* Your task
Reproduce the listing below in full and without alteration, apart from its pictures.

□ □ □ □

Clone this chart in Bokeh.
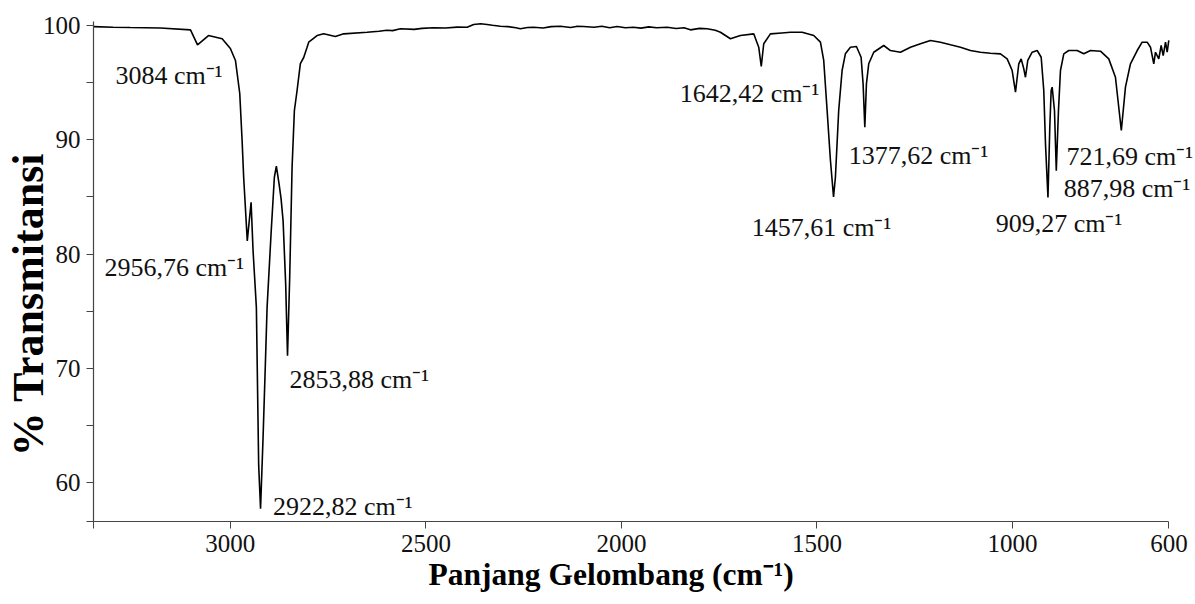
from bokeh.plotting import figure
from bokeh.models import Range1d, FixedTicker, ColumnDataSource, Title
from bokeh.core.properties import value
from bokeh.embed import file_html
from bokeh.resources import INLINE

# ---- data (wavenumber in cm-1, % transmittance) ----
wavenumber = [3350, 3300, 3256, 3179, 3102, 3084, 3056, 3021, 3000, 2987, 2976, 2970, 2966,
              2956.76, 2947, 2942, 2933.5, 2927.6, 2922.82, 2916.4, 2910.5, 2906.1, 2895.9,
              2887.5, 2882.4, 2875.5, 2870.3, 2865.2, 2858.6, 2853.88, 2848.3, 2842.2, 2836.3,
              2829.4, 2821, 2812.5, 2803.8, 2799.7, 2778.3, 2761.4, 2731.5, 2710.2, 2650.4,
              2620, 2600, 2585, 2565.2, 2530, 2510, 2480.8, 2450, 2420, 2394.6, 2377.8, 2360,
              2343.5, 2330, 2309.5, 2290, 2270, 2258.3, 2240, 2225.1, 2200, 2180, 2156, 2130,
              2115, 2097.2, 2070, 2050, 2030, 2011, 1990, 1969.3, 1950, 1930, 1910, 1883.2,
              1860, 1840, 1823.6, 1800, 1780.8, 1760, 1746.8, 1721.2, 1695.7, 1661.7, 1648.9,
              1642.42, 1636.1, 1619, 1590, 1567.8, 1537.9, 1508.2, 1491.1, 1482.7, 1474, 1465.5,
              1457.61, 1452.8, 1444.4, 1435.7, 1427.3, 1414.5, 1399.1, 1387.1, 1382, 1377.62,
              1373.5, 1367.6, 1354.8, 1329.2, 1312.1, 1286.5, 1260.9, 1235.4, 1209.8, 1184.2,
              1158.6, 1133, 1107.5, 1081.9, 1056.3, 1030.7, 1013.6, 1000.8, 992.3, 983.9,
              977.8, 971.1, 966.8, 960.9, 949.7, 936.9, 926.6, 920, 915.6, 909.27, 904.6,
              901.1, 898.5, 892.6, 887.98, 882.4, 877.3, 868.8, 856.1, 834.6, 817.7, 800.6,
              775, 753.8, 736.7, 721.69, 711.1, 698.3, 681.1, 668.4, 655.6, 647.1, 638.7,
              634.3, 625.9, 619.8, 614.6, 608.7, 604.4, 600.3]
transmittance = [99.9, 99.85, 99.82, 99.78, 99.62, 98.3, 99.12, 98.84, 97.99, 96.94, 94.05, 89.93, 86.72,
                 81.15, 84.53, 80.3, 75.33, 61.5, 57.7, 63.95, 70.38, 75.33, 81.79,
                 86.72, 87.7, 86.14, 84.82, 82.92, 77.41, 71.1, 77.96, 87.59, 92.56,
                 94.31, 96.67, 97.2, 98.1, 98.54, 99.12, 99.27, 99.04, 99.27, 99.41,
                 99.50, 99.58, 99.55, 99.71, 99.66, 99.75, 99.8, 99.78, 99.86, 99.85, 100.09, 100.15,
                 100.09, 100.02, 99.94, 99.9, 99.8, 99.71, 99.82, 99.85, 99.78, 99.9, 99.94, 99.83,
                 99.92, 99.91, 99.84, 99.93, 99.8, 99.91, 99.8, 99.85, 99.77, 99.88, 99.8, 99.85,
                 99.74, 99.8, 99.62, 99.75, 99.71, 99.58, 99.41, 98.84, 99.12, 99.27, 98.1,
                 96.41, 98.4, 99.27, 99.35, 99.41, 99.41, 99.12, 98.54, 96.94, 92.56, 88.18,
                 85.0, 86.72, 92.56, 96.06, 97.52, 98.1, 98.16, 97.22, 94.89, 91.09,
                 94.89, 96.65, 97.66, 98.25, 97.81, 97.66, 98.1, 98.4, 98.69, 98.54,
                 98.31, 98.1, 97.81, 97.66, 97.57, 97.52, 97.08, 96.06, 94.16, 96.65,
                 97.08, 96.21, 95.47, 96.94, 97.66, 97.81, 97.22, 94.31, 89.64, 84.94, 91.09,
                 94.31, 94.6, 92.56, 87.3, 92.56, 96.06, 97.52, 97.81, 97.81, 97.52, 97.81,
                 97.75, 97.08, 95.47, 90.81, 94.6, 96.65, 97.81, 98.54, 98.54, 98.1, 96.65,
                 97.66, 97.08, 98.25, 97.37, 98.54, 97.66, 98.69]

# peak annotations: text, left edge (cm-1), baseline (%T)
peak_labels = ["3084 cm⁻¹", "2956,76 cm⁻¹", "2853,88 cm⁻¹", "2922,82 cm⁻¹", "1642,42 cm⁻¹",
               "1457,61 cm⁻¹", "1377,62 cm⁻¹", "909,27 cm⁻¹", "887,98 cm⁻¹", "721,69 cm⁻¹"]
label_x = [3294, 3322, 2849, 2891, 1851, 1667, 1419, 1043, 869, 862]
label_y = [95.62, 78.81, 69.04, 57.88, 94.02, 82.31, 88.62, 82.64, 85.70, 88.53]

X_MAX, X_MIN = 3350, 600      # axis extent (cm-1), reversed
x_ticks = [3000, 2500, 2000, 1500, 1000, 600]
y_ticks = [60, 70, 80, 90, 100]
Y_MIN, Y_MAX = 56.59, 100.35
y_minor = [Y_MIN, 65, 75, 85, 95]

x_title = "Panjang Gelombang (cm⁻¹)"
y_title = "% Transmitansi"

FONT = "Liberation Serif"

p = figure(width=1195, height=604, x_range=Range1d(X_MAX, 532), y_range=Range1d(Y_MIN, Y_MAX),
           output_backend="svg", toolbar_location=None,
           min_border_left=93, min_border_right=0, min_border_top=21, min_border_bottom=83)
p.outline_line_color = None
p.xgrid.visible = False
p.ygrid.visible = False
p.background_fill_color = "white"
p.border_fill_color = "white"

p.line(wavenumber, transmittance, line_color="black", line_width=1.6)

src = ColumnDataSource(dict(x=label_x, y=label_y, t=peak_labels))
p.text(x="x", y="y", text="t", source=src, text_font=value(FONT), text_font_size="26px",
       text_baseline="alphabetic", text_align="left", text_color="#111111")

for ax in (p.xaxis[0], p.yaxis[0]):
    ax.axis_line_color = "#444444"
    ax.axis_line_width = 1.2
    ax.major_tick_line_color = "#444444"
    ax.minor_tick_line_color = "#444444"
    ax.major_tick_in = 0
    ax.minor_tick_in = 0
    ax.major_tick_out = 7
    ax.minor_tick_out = 7
    ax.major_label_text_font = FONT
    ax.major_label_text_font_size = "25px"
    ax.major_label_text_color = "#111111"

p.xaxis.bounds = (X_MIN, X_MAX)
p.yaxis.bounds = (Y_MIN, Y_MAX)
p.xaxis.ticker = FixedTicker(ticks=x_ticks, minor_ticks=[X_MAX])
p.yaxis.ticker = FixedTicker(ticks=y_ticks, minor_ticks=y_minor)
p.xaxis.major_label_standoff = 6
p.yaxis.major_label_standoff = 6

# y title: trailing no-break spaces move the visible text toward the bottom like the reference
p.yaxis.axis_label = y_title + "\u00a0" * 6
p.yaxis.axis_label_text_font = FONT
p.yaxis.axis_label_text_font_style = "bold"
p.yaxis.axis_label_text_font_size = "44px"
p.yaxis.axis_label_text_color = "#000000"
p.yaxis.axis_label_standoff = -13

xt = Title(text=x_title, align="left", offset=335, standoff=0,
           text_font=FONT, text_font_style="bold", text_font_size="31.5px", text_color="#000000")
p.add_layout(xt, "below")

open("out.html", "w").write(file_html(p, INLINE))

□ □ □ □

* Right answer
Clone this chart in Bokeh.
from bokeh.plotting import figure
from bokeh.models import Range1d, FixedTicker, ColumnDataSource, Title
from bokeh.core.properties import value
from bokeh.embed import file_html
from bokeh.resources import INLINE

# ---- data (wavenumber in cm-1, % transmittance) ----
wavenumber = [3350, 3300, 3256, 3179, 3102, 3084, 3056, 3021, 3000, 2987, 2976, 2970, 2966,
              2956.76, 2947, 2942, 2933.5, 2927.6, 2922.82, 2916.4, 2910.5, 2906.1, 2895.9,
              2887.5, 2882.4, 2875.5, 2870.3, 2865.2, 2858.6, 2853.88, 2848.3, 2842.2, 2836.3,
              2829.4, 2821, 2812.5, 2803.8, 2799.7, 2778.3, 2761.4, 2731.5, 2710.2, 2650.4,
              2620, 2600, 2585, 2565.2, 2530, 2510, 2480.8, 2450, 2420, 2394.6, 2377.8, 2360,
              2343.5, 2330, 2309.5, 2290, 2270, 2258.3, 2240, 2225.1, 2200, 2180, 2156, 2130,
              2115, 2097.2, 2070, 2050, 2030, 2011, 1990, 1969.3, 1950, 1930, 1910, 1883.2,
              1860, 1840, 1823.6, 1800, 1780.8, 1760, 1746.8, 1721.2, 1695.7, 1661.7, 1648.9,
              1642.42, 1636.1, 1619, 1590, 1567.8, 1537.9, 1508.2, 1491.1, 1482.7, 1474, 1465.5,
              1457.61, 1452.8, 1444.4, 1435.7, 1427.3, 1414.5, 1399.1, 1387.1, 1382, 1377.62,
              1373.5, 1367.6, 1354.8, 1329.2, 1312.1, 1286.5, 1260.9, 1235.4, 1209.8, 1184.2,
              1158.6, 1133, 1107.5, 1081.9, 1056.3, 1030.7, 1013.6, 1000.8, 992.3, 983.9,
              977.8, 971.1, 966.8, 960.9, 949.7, 936.9, 926.6, 920, 915.6, 909.27, 904.6,
              901.1, 898.5, 892.6, 887.98, 882.4, 877.3, 868.8, 856.1, 834.6, 817.7, 800.6,
              775, 753.8, 736.7, 721.69, 711.1, 698.3, 681.1, 668.4, 655.6, 647.1, 638.7,
              634.3, 625.9, 619.8, 614.6, 608.7, 604.4, 600.3]
transmittance = [99.9, 99.85, 99.82, 99.78, 99.62, 98.3, 99.12, 98.84, 97.99, 96.94, 94.05, 89.93, 86.72,
                 81.15, 84.53, 80.3, 75.33, 61.5, 57.7, 63.95, 70.38, 75.33, 81.79,
                 86.72, 87.7, 86.14, 84.82, 82.92, 77.41, 71.1, 77.96, 87.59, 92.56,
                 94.31, 96.67, 97.2, 98.1, 98.54, 99.12, 99.27, 99.04, 99.27, 99.41,
                 99.50, 99.58, 99.55, 99.71, 99.66, 99.75, 99.8, 99.78, 99.86, 99.85, 100.09, 100.15,
                 100.09, 100.02, 99.94, 99.9, 99.8, 99.71, 99.82, 99.85, 99.78, 99.9, 99.94, 99.83,
                 99.92, 99.91, 99.84, 99.93, 99.8, 99.91, 99.8, 99.85, 99.77, 99.88, 99.8, 99.85,
                 99.74, 99.8, 99.62, 99.75, 99.71, 99.58, 99.41, 98.84, 99.12, 99.27, 98.1,
                 96.41, 98.4, 99.27, 99.35, 99.41, 99.41, 99.12, 98.54, 96.94, 92.56, 88.18,
                 85.0, 86.72, 92.56, 96.06, 97.52, 98.1, 98.16, 97.22, 94.89, 91.09,
                 94.89, 96.65, 97.66, 98.25, 97.81, 97.66, 98.1, 98.4, 98.69, 98.54,
                 98.31, 98.1, 97.81, 97.66, 97.57, 97.52, 97.08, 96.06, 94.16, 96.65,
                 97.08, 96.21, 95.47, 96.94, 97.66, 97.81, 97.22, 94.31, 89.64, 84.94, 91.09,
                 94.31, 94.6, 92.56, 87.3, 92.56, 96.06, 97.52, 97.81, 97.81, 97.52, 97.81,
                 97.75, 97.08, 95.47, 90.81, 94.6, 96.65, 97.81, 98.54, 98.54, 98.1, 96.65,
                 97.66, 97.08, 98.25, 97.37, 98.54, 97.66, 98.69]

# peak annotations: text, left edge (cm-1), baseline (%T)
peak_labels = ["3084 cm⁻¹", "2956,76 cm⁻¹", "2853,88 cm⁻¹", "2922,82 cm⁻¹", "1642,42 cm⁻¹",
               "1457,61 cm⁻¹", "1377,62 cm⁻¹", "909,27 cm⁻¹", "887,98 cm⁻¹", "721,69 cm⁻¹"]
label_x = [3294, 3322, 2849, 2891, 1851, 1667, 1419, 1043, 869, 862]
label_y = [95.62, 78.81, 69.04, 57.88, 94.02, 82.31, 88.62, 82.64, 85.70, 88.53]

X_MAX, X_MIN = 3350, 600      # axis extent (cm-1), reversed
x_ticks = [3000, 2500, 2000, 1500, 1000, 600]
y_ticks = [60, 70, 80, 90, 100]
Y_MIN, Y_MAX = 56.59, 100.35
y_minor = [Y_MIN, 65, 75, 85, 95]

x_title = "Panjang Gelombang (cm⁻¹)"
y_title = "% Transmitansi"

FONT = "Liberation Serif"

p = figure(width=1195, height=604, x_range=Range1d(X_MAX, 532), y_range=Range1d(Y_MIN, Y_MAX),
           output_backend="svg", toolbar_location=None,
           min_border_left=93, min_border_right=0, min_border_top=21, min_border_bottom=83)
p.outline_line_color = None
p.xgrid.visible = False
p.ygrid.visible = False
p.background_fill_color = "white"
p.border_fill_color = "white"

p.line(wavenumber, transmittance, line_color="black", line_width=1.6)

src = ColumnDataSource(dict(x=label_x, y=label_y, t=peak_labels))
p.text(x="x", y="y", text="t", source=src, text_font=value(FONT), text_font_size="26px",
       text_baseline="alphabetic", text_align="left", text_color="#111111")

for ax in (p.xaxis[0], p.yaxis[0]):
    ax.axis_line_color = "#444444"
    ax.axis_line_width = 1.2
    ax.major_tick_line_color = "#444444"
    ax.minor_tick_line_color = "#444444"
    ax.major_tick_in = 0
    ax.minor_tick_in = 0
    ax.major_tick_out = 7
    ax.minor_tick_out = 7
    ax.major_label_text_font = FONT
    ax.major_label_text_font_size = "25px"
    ax.major_label_text_color = "#111111"

p.xaxis.bounds = (X_MIN, X_MAX)
p.yaxis.bounds = (Y_MIN, Y_MAX)
p.xaxis.ticker = FixedTicker(ticks=x_ticks, minor_ticks=[X_MAX])
p.yaxis.ticker = FixedTicker(ticks=y_ticks, minor_ticks=y_minor)
p.xaxis.major_label_standoff = 6
p.yaxis.major_label_standoff = 6

# y title: trailing no-break spaces move the visible text toward the bottom like the reference
p.yaxis.axis_label = y_title + "\u00a0" * 6
p.yaxis.axis_label_text_font = FONT
p.yaxis.axis_label_text_font_style = "bold"
p.yaxis.axis_label_text_font_size = "44px"
p.yaxis.axis_label_text_color = "#000000"
p.yaxis.axis_label_standoff = -13

xt = Title(text=x_title, align="left", offset=335, standoff=0,
           text_font=FONT, text_font_style="bold", text_font_size="31.5px", text_color="#000000")
p.add_layout(xt, "below")

open("out.html", "w").write(file_html(p, INLINE))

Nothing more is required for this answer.